In D582#39, @marino wrote:

I skipped the "?". That was a question not that statement.

You can edit your comments. Just click that little gear on the right and it'll pull down. ;-)

By the way, had this version of makepatch been in the system, maybe dmitry wouldn't be doing this gratuitous crap:

Author: amdmi3
Date: Mon Aug 18 13:37:34 2014
New Revision: 365311
URL: http://svnweb.freebsd.org/changeset/ports/365311
QAT: https://qat.redports.org/buildarchive/r365311/

Log:

  • Use canonical patch filenames
  • Fix SONAMEs and simplify libraries installation

Added:

head/devel/sfml1/files/patch-src__SFML__Audio__Makefile
   - copied, changed from r365260, head/devel/sfml1/files/patch-src-SFML-Audio-Makefile
head/devel/sfml1/files/patch-src__SFML__Graphics__Makefile
   - copied, changed from r365260, head/devel/sfml1/files/patch-src-SFML-Graphics-Makefile
head/devel/sfml1/files/patch-src__SFML__Makefile
   - copied unchanged from r365260, head/devel/sfml1/files/patch-src-SFML-Makefile
head/devel/sfml1/files/patch-src__SFML__Network__Makefile
   - copied, changed from r365260, head/devel/sfml1/files/patch-src-SFML-Network-Makefile
head/devel/sfml1/files/patch-src__SFML__System__Makefile
   - copied, changed from r365260, head/devel/sfml1/files/patch-src-SFML-System-Makefile
head/devel/sfml1/files/patch-src__SFML__Window__Makefile
   - copied, changed from r365260, head/devel/sfml1/files/patch-src-SFML-Window-Makefile

Deleted:

head/devel/sfml1/files/patch-src-SFML-Audio-Makefile
head/devel/sfml1/files/patch-src-SFML-Graphics-Makefile
head/devel/sfml1/files/patch-src-SFML-Makefile
head/devel/sfml1/files/patch-src-SFML-Network-Makefile
head/devel/sfml1/files/patch-src-SFML-System-Makefile
head/devel/sfml1/files/patch-src-SFML-Window-Makefile

Modified:

head/devel/sfml1/Makefile
head/devel/sfml1/pkg-plist
danfe added a subscriber: AMDmi3.Aug 19 2014, 2:52 AM

This bogus rename by @AMDmi3 is just atrocious. I find it ironic that Bryan and others worry about that proposed patch would inevitably cause gratuitous renames while those renames are already happening (and will keep happening because no one is stopping them) regardless of this particular patch we're discussing here.

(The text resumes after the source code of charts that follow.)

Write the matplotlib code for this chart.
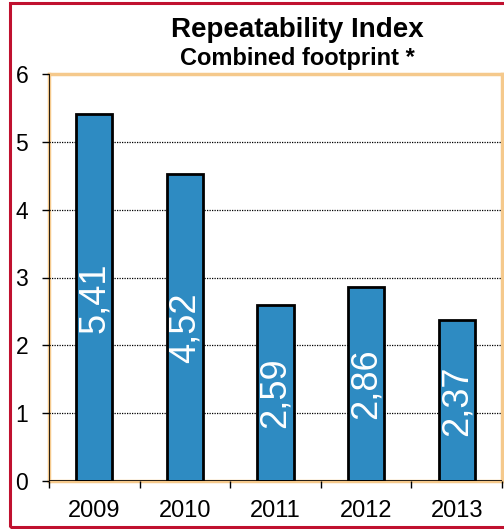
import matplotlib
matplotlib.use("Agg")
import matplotlib.pyplot as plt
from matplotlib.patches import Rectangle
import numpy as np

# ----- Data ----------------------------------------------------------------- #

YEARS = ['2009', '2010', '2011', '2012', '2013']
INDEX_VALUES = [5.41, 4.52, 2.59, 2.86, 2.37]
VALUE_LABELS = ['5,41', '4,52', '2,59', '2,86', '2,37']
Y_TICKS = [0, 1, 2, 3, 4, 5, 6]

# ----- Styling -------------------------------------------------------------- #

BAR_COLOR = '#2E8BC2'
FRAME_COLOR = '#F5C98C'
BORDER_COLOR = '#C0112F'
FIG_DPI = 100

plt.rcParams['font.family'] = ['Liberation Sans', 'DejaVu Sans']

fig = plt.figure(figsize=(504 / FIG_DPI, 529 / FIG_DPI), dpi=FIG_DPI)
ax = fig.add_axes([49 / 504, 48 / 529, 453 / 504, 407 / 529])

x = np.arange(len(YEARS))
bars = ax.bar(x, INDEX_VALUES, width=0.4, color=BAR_COLOR, edgecolor='black',
              linewidth=2, zorder=3)

# Value labels inside the bars, rotated
for bar, label in zip(bars, VALUE_LABELS):
    ax.text(bar.get_x() + bar.get_width() / 2, bar.get_height() / 2, label,
            rotation=90, ha='center', va='center', color='white', fontsize=26,
            zorder=4)

ax.set_xlim(-0.5, len(YEARS) - 0.5)
ax.set_ylim(0, 6)

# Grid lines and black axis lines inside the orange frame
for y in Y_TICKS[1:-1]:
    ax.axhline(y, color='black', linestyle=(0, (1, 1)), linewidth=0.9, zorder=1)
ax.axhline(0, color='black', linewidth=1.2, zorder=5)
ax.axvline(-0.5, color='black', linewidth=1.2, zorder=5)

# Axis ticks
ax.set_yticks(Y_TICKS)
ax.set_yticklabels([str(t) for t in Y_TICKS], fontsize=16.5)
ax.set_xticks(np.arange(len(YEARS) + 1) - 0.5)
ax.set_xticklabels([])
ax.set_xticks(x, minor=True)
ax.set_xticklabels(YEARS, minor=True, fontsize=17)
ax.tick_params(axis='y', direction='out', length=5, width=1, color='black', pad=10)
ax.tick_params(axis='x', which='major', direction='out', length=5, width=1, color='black')
ax.tick_params(axis='x', which='minor', length=0, pad=14)

for spine in ax.spines.values():
    spine.set_color(FRAME_COLOR)
    spine.set_linewidth(2.5)
    spine.set_zorder(0.5)

# Titles
fig.text(297 / 504, 1 - 30 / 529, 'Repeatability Index', ha='center', va='center',
         fontsize=20, fontweight='bold')
fig.text(297 / 504, 1 - 58 / 529, 'Combined footprint *', ha='center', va='center',
         fontsize=17, fontweight='bold')

# Outer red border
fig.patches.append(Rectangle((10 / 504, 2 / 529), 520 / 504, 524 / 529,
                             transform=fig.transFigure, fill=False,
                             edgecolor=BORDER_COLOR, linewidth=2.2))

fig.savefig('out.png', dpi=FIG_DPI)
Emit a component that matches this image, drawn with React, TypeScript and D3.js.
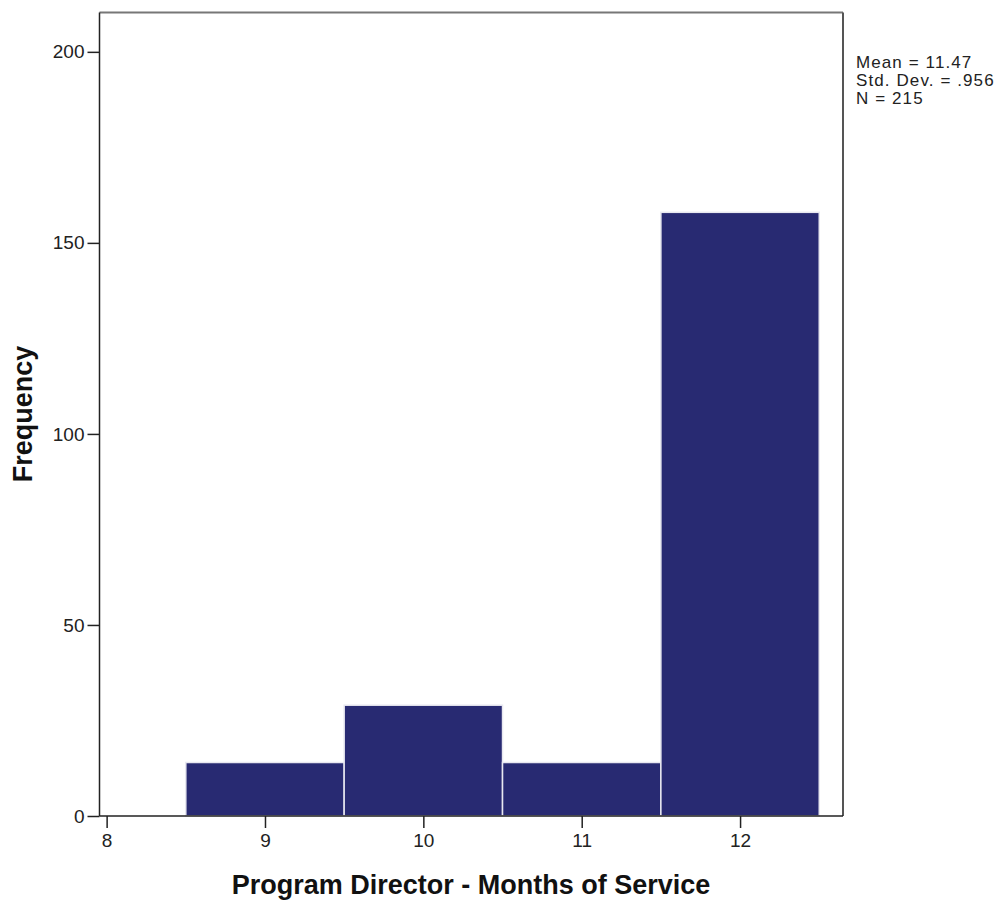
import React, { useEffect, useRef } from "react";
import * as d3 from "d3";

const binCenters = [9, 10, 11, 12];
const frequencies = [14, 29, 14, 158];
const xTicks = [8, 9, 10, 11, 12];
const yTicks = [0, 50, 100, 150, 200];
const statsLines = ["Mean = 11.47", "Std. Dev. = .956", "N = 215"];
const xTitle = "Program Director - Months of Service";
const yTitle = "Frequency";

export default function App() {
  const ref = useRef<SVGSVGElement>(null);
  useEffect(() => {
    const svg = d3.select(ref.current);
    svg.selectAll("*").remove();
    const L = 99.5, R = 843, T = 12.5, B = 816;
    const x = d3.scaleLinear().domain([7.955, 12.65]).range([L, R]);
    const y = d3.scaleLinear().domain([0, 210.3]).range([B, T]);
    const font = "Arial, 'Liberation Sans', sans-serif";

    // bars
    svg.append("g").selectAll("rect").data(binCenters).join("rect")
      .attr("x", (d) => x(d - 0.5))
      .attr("width", (d) => x(d + 0.5) - x(d - 0.5))
      .attr("y", (d, i) => y(frequencies[i]))
      .attr("height", (d, i) => B - y(frequencies[i]))
      .attr("fill", "#282a72")
      .attr("stroke", "#e8e8f0")
      .attr("stroke-width", 1.5);

    // frame
    svg.append("line").attr("x1", L).attr("x2", R).attr("y1", T).attr("y2", T)
      .attr("stroke", "#777").attr("stroke-width", 2);
    svg.append("line").attr("x1", R).attr("x2", R).attr("y1", T).attr("y2", B)
      .attr("stroke", "#555").attr("stroke-width", 2);

    // y axis
    const ya = svg.append("g").attr("transform", `translate(${L},0)`)
      .call(d3.axisLeft(y).tickValues(yTicks).tickSize(12).tickPadding(3).tickFormat(d3.format("d")));
    ya.select(".domain").attr("stroke", "#222").attr("stroke-width", 1.5).attr("d", `M0,${T}V${B}`);
    ya.selectAll(".tick line").attr("stroke", "#222").attr("stroke-width", 1.5);
    ya.selectAll("text").attr("font-family", font).attr("font-size", 19).attr("fill", "#222");

    // x axis
    const xa = svg.append("g").attr("transform", `translate(0,${B})`)
      .call(d3.axisBottom(x).tickValues(xTicks).tickSize(12).tickPadding(6).tickFormat(d3.format("d")));
    xa.select(".domain").attr("stroke", "#222").attr("stroke-width", 1.5).attr("d", `M${L},0H${R}`);
    xa.selectAll(".tick line").attr("stroke", "#222").attr("stroke-width", 1.5);
    xa.selectAll("text").attr("font-family", font).attr("font-size", 19).attr("fill", "#222");

    // titles
    svg.append("text").attr("x", 471).attr("y", 894).attr("text-anchor", "middle")
      .attr("font-family", font).attr("font-weight", "bold").attr("font-size", 27).attr("fill", "#111")
      .text(xTitle);
    svg.append("text").attr("transform", "translate(32,414) rotate(-90)").attr("text-anchor", "middle")
      .attr("font-family", font).attr("font-weight", "bold").attr("font-size", 27).attr("fill", "#111")
      .text(yTitle);

    // stats
    svg.append("g").selectAll("text").data(statsLines).join("text")
      .attr("x", 856).attr("y", (d, i) => 68 + i * 18)
      .attr("font-family", font).attr("font-size", 17).attr("letter-spacing", 1.1).attr("fill", "#222")
      .text((d) => d);
  }, []);
  return (
    <svg ref={ref} width={1003} height={901}
      style={{ position: "absolute", left: 0, top: 0, background: "#fff" }} />
  );
}
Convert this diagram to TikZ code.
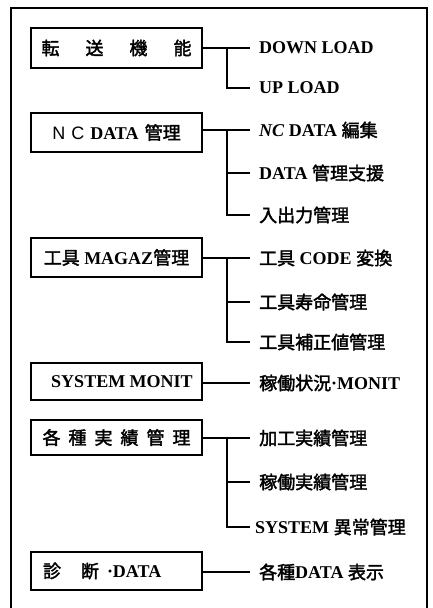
\documentclass[tikz,border=0pt]{standalone}
\usepackage{fontspec}
\setmainfont{Liberation Serif}
\newfontfamily\cjk{Noto Sans CJK JP}[FakeBold=2]
\newfontfamily\sansf{Liberation Sans}
\newcommand{\J}[1]{{\cjk\mdseries #1}}
\begin{document}
\begin{tikzpicture}[x=1pt,y=-1pt,
  frame/.style={line width=2pt},
  boxnode/.style={draw, line width=1.5pt, minimum width=171pt, inner sep=0pt,
    font=\fontsize{18}{20}\selectfont\bfseries},
  item/.style={anchor=west, inner xsep=9pt, inner ysep=0pt,
    font=\fontsize{18}{20}\selectfont\bfseries},
  link/.style={line width=1.8pt}]
\useasboundingbox (0,0) rectangle (432,608);
% outer frame (open at the bottom edge of the picture)
\draw[frame] (11,612) -- (11,8) -- (427,8) -- (427,612);
% trunk x position
\coordinate (tk) at (227,0);
% boxes
\node[boxnode, minimum height=40pt] (b1) at (116.5,48)
  {\J{転}\hspace{26pt}\J{送}\hspace{26pt}\J{機}\hspace{26pt}\J{能}};
\node[boxnode, minimum height=39pt] (b2) at (116.5,132.5)
  {{\sansf\mdseries N\hspace{6pt}C}\hspace{6pt}DATA\hspace{6pt}\J{管理}};
\node[boxnode, minimum height=39pt] (b3) at (116.5,257.5)
  {\J{工具} MAGAZ\J{管理}};
\node[boxnode, minimum height=37pt] (b4) at (116.5,381.5)
  {\hspace{11pt}SYSTEM MONIT};
\node[boxnode, minimum height=35pt] (b5) at (116.5,437.5)
  {\J{各}\hspace{8pt}\J{種}\hspace{8pt}\J{実}\hspace{8pt}\J{績}\hspace{8pt}\J{管}\hspace{8pt}\J{理}};
\node[boxnode, minimum height=38pt, text width=147pt, align=left] (b6) at (116.5,571)
  {\J{診}\hspace{20pt}\J{断}\hspace{8pt}·DATA};
% items
\node[item] (i11) at (250,48) {DOWN LOAD};
\node[item] (i12) at (250,88) {UP LOAD};
\node[item] (i21) at (250,130) {\textit{NC} DATA \J{編集}};
\node[item] (i22) at (250,173) {DATA \J{管理支援}};
\node[item] (i23) at (250,215) {\J{入出力管理}};
\node[item] (i31) at (250,258) {\J{工具} CODE \J{変換}};
\node[item] (i32) at (250,302) {\J{工具寿命管理}};
\node[item] (i33) at (250,342) {\J{工具補正値管理}};
\node[item] (i41) at (250,383) {\J{稼働状況}·MONIT};
\node[item] (i51) at (250,438) {\J{加工実績管理}};
\node[item] (i52) at (250,482) {\J{稼働実績管理}};
\node[item, inner xsep=5pt] (i53) at (250,527) {SYSTEM \J{異常管理}};
\node[item] (i61) at (250,572) {\J{各種}DATA \J{表示}};
% connectors
\draw[link] (b1.east |- i11.west) -- (i11.west);
\draw[link] (tk |- i11.west) |- (i12.west);
\draw[link] (b2.east |- i21.west) -- (i21.west);
\draw[link] (tk |- i21.west) |- (i23.west);
\draw[link] (tk |- i22.west) -- (i22.west);
\draw[link] (b3.east |- i31.west) -- (i31.west);
\draw[link] (tk |- i31.west) |- (i33.west);
\draw[link] (tk |- i32.west) -- (i32.west);
\draw[link] (b4.east |- i41.west) -- (i41.west);
\draw[link] (b5.east |- i51.west) -- (i51.west);
\draw[link] (tk |- i51.west) |- (i53.west);
\draw[link] (tk |- i52.west) -- (i52.west);
\draw[link] (b6.east |- i61.west) -- (i61.west);
\end{tikzpicture}
\end{document}
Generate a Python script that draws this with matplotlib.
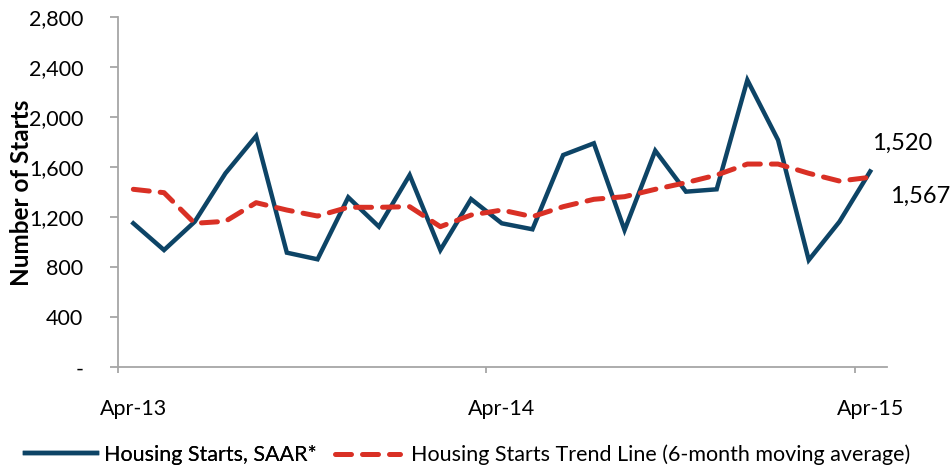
import matplotlib.pyplot as plt
from matplotlib.ticker import FuncFormatter

plt.rcParams["font.family"] = ["Lato", "DejaVu Sans"]

# monthly, Apr-13 .. Apr-15
months = ["Apr-13", "May-13", "Jun-13", "Jul-13", "Aug-13", "Sep-13", "Oct-13",
          "Nov-13", "Dec-13", "Jan-14", "Feb-14", "Mar-14", "Apr-14", "May-14",
          "Jun-14", "Jul-14", "Aug-14", "Sep-14", "Oct-14", "Nov-14", "Dec-14",
          "Jan-15", "Feb-15", "Mar-15", "Apr-15"]
starts_saar = [1152, 938, 1165, 1552, 1850, 917, 864, 1360, 1125, 1538, 938,
               1346, 1152, 1104, 1698, 1792, 1098, 1733, 1405, 1424, 2298,
               1818, 858, 1165, 1567]
trend_6m = [1424, 1397, 1152, 1168, 1317, 1258, 1210, 1280, 1280, 1285, 1125,
            1218, 1258, 1205, 1285, 1344, 1365, 1424, 1477, 1538, 1626, 1626,
            1552, 1490, 1520]
tick_labels = ["Apr-13", "Apr-14", "Apr-15"]
yticks = [0, 400, 800, 1200, 1600, 2000, 2400, 2800]

BLUE = "#0D4466"
RED = "#D93025"
GREY = "#A6A6A6"

x = list(range(len(months)))

fig = plt.figure(figsize=(9.53, 4.74), dpi=100)
ax = fig.add_axes([0.1238, 0.2251, 0.807, 0.7384])

l1, = ax.plot(x, starts_saar, color=BLUE, lw=3.2, solid_joinstyle="miter",
              label="Housing Starts, SAAR*")
l2, = ax.plot(x, trend_6m, color=RED, lw=3.6, dashes=(3.2, 2.2),
              dash_capstyle="round",
              label="Housing Starts Trend Line (6-month moving average)")

ax.set_xlim(-0.5, 24.55)
ax.set_ylim(0, 2800)

# Excel category axis: labels on the month, tick marks between months
ax.set_xticks([0, 12, 24])
ax.set_xticklabels(tick_labels)
ax.set_xticks([-0.5, 11.5, 23.5], minor=True)
ax.set_yticks(yticks)
ax.yaxis.set_major_formatter(FuncFormatter(lambda v, p: "-" if v == 0 else f"{v:,.0f}"))

for side in ["top", "right"]:
    ax.spines[side].set_visible(False)
for side in ["left", "bottom"]:
    ax.spines[side].set_color(GREY)
    ax.spines[side].set_linewidth(1.3)

ax.tick_params(axis="y", direction="out", length=6, width=1.3, color=GREY,
               labelsize=15.5, pad=19, labelcolor="black")
ax.tick_params(axis="x", which="major", length=0, labelsize=15.5, pad=23,
               labelcolor="black")
ax.tick_params(axis="x", which="minor", direction="out", length=4, width=1.3,
               color=GREY)

fig.text(22 / 953, 1 - 193 / 474, "Number of Starts", rotation=90,
         ha="center", va="center", fontsize=17.5, fontweight="bold")

# end-point labels
ax.text(24.05, 1792, "1,520", fontsize=17, va="center", ha="left")
ax.text(24.65, 1365, "1,567", fontsize=17, va="center", ha="left")

leg_y = 1 - 455 / 474
leg1 = fig.legend(handles=[l1], loc="center left", bbox_to_anchor=(25 / 953, leg_y),
                  frameon=False, fontsize=15.5, handlelength=3.35,
                  handletextpad=0.3, borderpad=0, borderaxespad=0)
fig.legend(handles=[l2], loc="center left", bbox_to_anchor=(335 / 953, leg_y),
           frameon=False, fontsize=15.5, handlelength=3.0,
           handletextpad=0.55, borderpad=0, borderaxespad=0)
fig.add_artist(leg1)

fig.savefig("out.png", dpi=100)
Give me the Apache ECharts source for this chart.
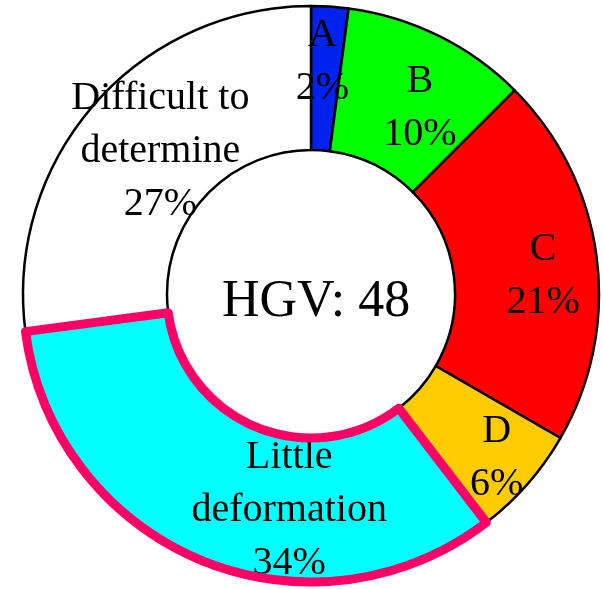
<!DOCTYPE html>
<html>
<head>
<meta charset="utf-8">
<script src="https://cdn.jsdelivr.net/npm/echarts@6/dist/echarts.min.js"></script>
<style>
  html, body { margin: 0; padding: 0; background: #fff; }
  #chart { width: 603px; height: 589px; }
</style>
</head>
<body>
<div id="chart"></div>
<script>
// HGV damage categories, counts out of 48 and the rounded shares printed on the slices
const categories = ['A', 'B', 'C', 'D', 'Little\ndeformation', 'Difficult to\ndetermine'];
const counts = [1, 5, 10, 3, 16, 13];
const percents = [2, 10, 21, 6, 34, 27];
const colors = ['#0022ee', '#00ff00', '#ff0000', '#ffcc00', '#00ffff', '#ffffff'];
const centerLabel = 'HGV: 48';
const highlighted = 'Little\ndeformation';

// nudge labels to where the original placed them
const labelShift = [[-3, -13], [12, 10], [15, 11], [21, 20], [62, 14], [14, 2]];

const chart = echarts.init(document.getElementById('chart'));

const mainData = categories.map((name, i) => ({
  name,
  value: counts[i],
  itemStyle: { color: colors[i] }
}));

const outlineData = categories.map((name, i) => ({
  name,
  value: counts[i],
  itemStyle: name === highlighted
    ? { color: 'transparent', borderColor: '#ff0066', borderWidth: 9, borderJoin: 'round' }
    : { color: 'transparent', borderWidth: 0 }
}));

const pieBase = {
  type: 'pie',
  center: [311, 294],
  radius: [144, 288],
  startAngle: 90,
  clockwise: true,
  avoidLabelOverlap: false,
  animation: false,
  emphasis: { disabled: true },
  labelLine: { show: false }
};

chart.setOption({
  backgroundColor: '#fff',
  series: [
    Object.assign({}, pieBase, {
      z: 2,
      itemStyle: { borderColor: '#000', borderWidth: 2.5 },
      label: {
        show: true,
        position: 'inside',
        color: '#000',
        fontFamily: '"Liberation Serif", "Times New Roman", serif',
        fontSize: 40,
        lineHeight: 53,
        align: 'center',
        formatter: p => p.name + '\n' + percents[p.dataIndex] + '%'
      },
      labelLayout: p => ({ dx: labelShift[p.dataIndex][0], dy: labelShift[p.dataIndex][1] }),
      data: mainData
    }),
    Object.assign({}, pieBase, {
      z: 3,
      silent: true,
      label: { show: false },
      data: outlineData
    })
  ],
  graphic: [{
    type: 'text',
    left: 222,
    top: 276,
    style: {
      text: centerLabel,
      fill: '#000',
      font: '52px "Liberation Serif", "Times New Roman", serif'
    }
  }]
});
</script>
</body>
</html>
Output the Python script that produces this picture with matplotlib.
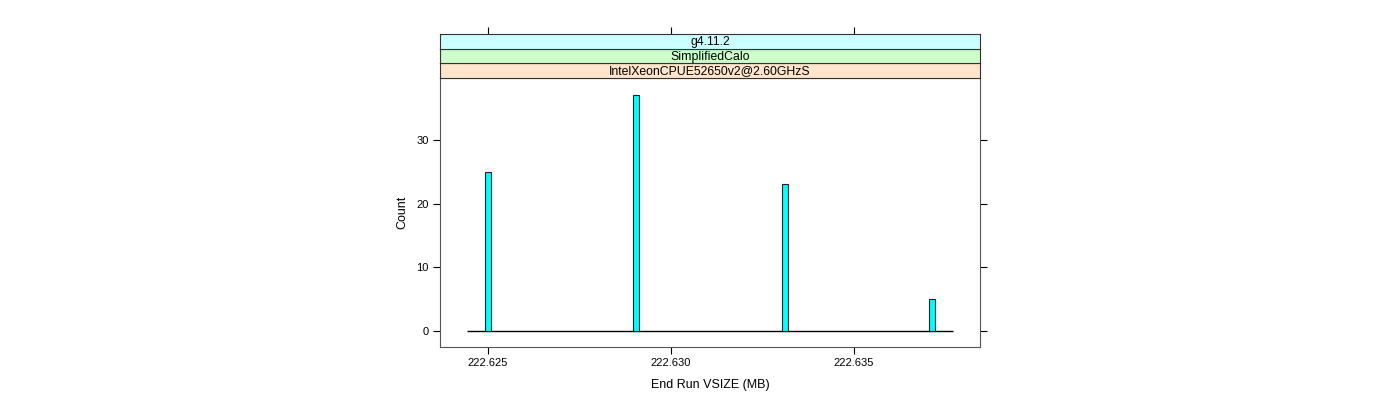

I honestly don't see why is it easier to keep working code from landing than to keep people from making needless, stupid commits.

tijl added a comment.Aug 19 2014, 11:15 AM

I've reworked the patch last night and made some final touch ups this morning: http://people.freebsd.org/~tijl/b.p.m.makepatch.patch

I admit the awk script may be a little dense, but it certainly doesn't involve AI or heuristics. It builds up two lists, a list of .orig files and a list of paths from existing patch-* files. While it does that it determines an appropriate separator, i.e. a character sequence (-,_,+,--,__,++,---,etc) that does not appear in any of the paths. In the END section it removes existing patches that will be regenerated and for each .orig file it prints out the path without .orig suffix and the path of an existing or a new patch-* file. With this patch existing patch-* files are always reused, no matter what the name is and even if there are multiple diffs inside. There's one possible glitch if you create a patch-path-to-some-file that does not contain a diff for path/to/some/file. If you then try to create a patch for this file it will be appended to patch-path-to-some-file. I'm not sure if this is incorrect behaviour though.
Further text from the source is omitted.